Creditors' Voluntary Liquidation
Creditors' Voluntary Liquidation in Australia
Creditors' Voluntary Liquidation (CVL) is a process under Australian law whereby the directors of a financially troubled company, unable to pay its debts, voluntarily decide to wind up its affairs. This form of liquidation is usually chosen when a company is insolvent, and its directors recognise that it cannot continue to trade. The primary objective of a CVL is to ensure the orderly winding up of the company's operations and the fair distribution of its assets to creditors.
Initiation of a CVL
The process begins with a resolution by the company's board of directors, acknowledging the company's insolvency and recommending liquidation. This resolution must be passed at a directors' meeting and followed by a special resolution at a shareholders' meeting. The shareholders' resolution requires a 75% majority vote. Once the resolution is passed, the company must appoint a liquidator, typically an insolvency practitioner registered with the Australian Securities and Investments Commission (ASIC).
Role of the Liquidator
The liquidator's role is pivotal in a CVL. Upon appointment, the liquidator takes control of the company, ceasing its trading activities, except in certain circumstances where it may be necessary to maximize the asset value. The liquidator's duties include investigating the company's affairs, realising its assets, and distributing the proceeds to creditors according to the priority of claims established by the Corporations Act 2001. The liquidator also reviews the conduct of the company's directors and officers, ensuring no laws were breached during the company's operations.
Meeting of Creditors
Shortly after the liquidation commences, the liquidator must convene a meeting of creditors. This meeting allows creditors to ask questions, obtain information about the company's financial situation, and decide whether to form a committee of inspection. The committee, if established, assists and advises the liquidator, representing the interests of the creditors throughout the liquidation process.
Distribution of Assets
The distribution of the company's assets follows an order of priority as defined by the Corporations Act 2001. Secured creditors are paid first, followed by priority unsecured creditors, such as employees owed wages and entitlements. General unsecured creditors are paid next, and any remaining funds are distributed to shareholders. If the company's assets are insufficient to cover its debts, creditors receive a proportional share of what remains. The liquidator must provide and initial report, a three-month statutory report to creditors and any additional reports as a result of any significant findings or issues.
Reporting and Finalisation
The liquidator is required to submit an investigation report to ASIC, detailing the findings in the liquidation. This report includes information about asset realisations, reasons for failure, adequacy of books and records, voidable transactions including preference payments and insolvent trading, the likelihood of a distribution being paid and breaches of directors duties. Once all assets are realised, all investigations completed and the ASIC has advised no further investigations are required, the liquidator may finalise the liquidation. The liquidator lodges finalisation documentation with ASIC, and the company is deregistered three months later, marking the formal end of its existence.
Legal and Ethical Considerations
Directors must carefully consider the decision to enter into a CVL, as their conduct leading up to and during the liquidation can be scrutinised.

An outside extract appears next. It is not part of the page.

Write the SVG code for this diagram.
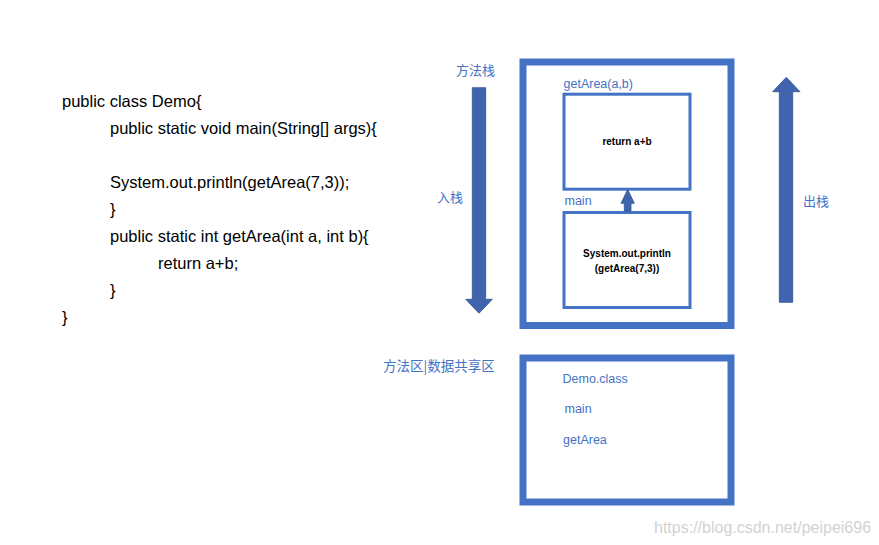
<svg xmlns="http://www.w3.org/2000/svg" width="879" height="545" viewBox="0 0 879 545">
<style>
.code{font-family:"Liberation Sans",Arial,sans-serif;font-size:16.5px;fill:#000}
.lbl{font-family:"Liberation Sans",Arial,"Noto Sans CJK SC",sans-serif;font-size:12.5px;fill:#4472C4}
.cjk{font-family:"Noto Sans CJK SC",sans-serif;font-size:13px;fill:#4472C4}
.bold{font-family:"Liberation Sans",Arial,sans-serif;font-size:10px;font-weight:bold;fill:#000}
.box{fill:#fff;stroke:#4472C4}
.arrow{fill:#4064AE;stroke:#2F528F;stroke-width:0.8}
.wm{font-family:"Liberation Sans",Arial,sans-serif;font-size:16px;fill:#d2d2d2}
</style>
<rect width="879" height="545" fill="#fff"/>
<g id="code">
<text class="code" x="62" y="107">public class Demo{</text>
<text class="code" x="110" y="134">public static void main(String[] args){</text>
<text class="code" x="110" y="188">System.out.println(getArea(7,3));</text>
<text class="code" x="110" y="215">}</text>
<text class="code" x="110" y="242">public static int getArea(int a, int b){</text>
<text class="code" x="158" y="269">return a+b;</text>
<text class="code" x="110" y="296">}</text>
<text class="code" x="62" y="323">}</text>
</g>
<g id="stack">
<rect class="box" x="523" y="62" width="208" height="263.5" stroke-width="7"/>
<text class="cjk" x="456" y="75">方法栈</text>
</g>
<g id="getArea-frame">
<rect class="box" x="564" y="94.2" width="126" height="95" stroke-width="3"/>
<text class="lbl" x="563.5" y="87.5">getArea(a,b)</text>
<text class="bold" x="627" y="145" text-anchor="middle">return a+b</text>
</g>
<g id="main-frame">
<rect class="box" x="564" y="212.5" width="126" height="95" stroke-width="3"/>
<text class="lbl" x="564.5" y="205">main</text>
<text class="bold" x="627" y="257" text-anchor="middle">System.out.println</text>
<text class="bold" x="627" y="272" text-anchor="middle">(getArea(7,3))</text>
</g>
<g id="method-area">
<rect class="box" x="523" y="358" width="208" height="144" stroke-width="7"/>
<text class="cjk" x="383" y="371" style="font-size:13.5px">方法区|数据共享区</text>
<text class="lbl" x="562.5" y="383">Demo.class</text>
<text class="lbl" x="564.5" y="413">main</text>
<text class="lbl" x="563" y="444">getArea</text>
</g>
<g id="connectors">
<polygon class="arrow" points="472.3,87.7 485.7,87.7 485.7,299.3 492.3,299.3 479,313.3 465.7,299.3 472.3,299.3"/>
<polygon class="arrow" points="779.3,302.3 792.7,302.3 792.7,91.7 800,91.7 786.3,77.3 772.7,91.7 779.3,91.7"/>
<polygon class="arrow" points="624.3,211 631,211 631,203.3 634.3,203.3 627.7,189.5 621,203.3 624.3,203.3"/>
<text class="cjk" x="437" y="202">入栈</text>
<text class="cjk" x="803" y="206">出栈</text>
</g>
<text class="wm" x="654" y="533">https://blog.csdn.net/peipei696</text>
</svg>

They must avoid insolvent trading, where they incur debts while knowing the company is insolvent. If the liquidator finds evidence of misconduct, directors may face civil penalties or disqualification from managing corporations.
Conclusion
Creditors' Voluntary Liquidation is a structured and legally governed process designed to address insolvency issues while protecting the interests of creditors. It involves multiple steps from the initiation by directors, appointment and role of the liquidator, to the distribution of assets and final reporting. This process ensures that the company's assets (if any) are distributed in accordance with the provisions of the Act and that any misconduct by directors is appropriately dealt with, providing a measure of closure and accountability in the face of corporate insolvency.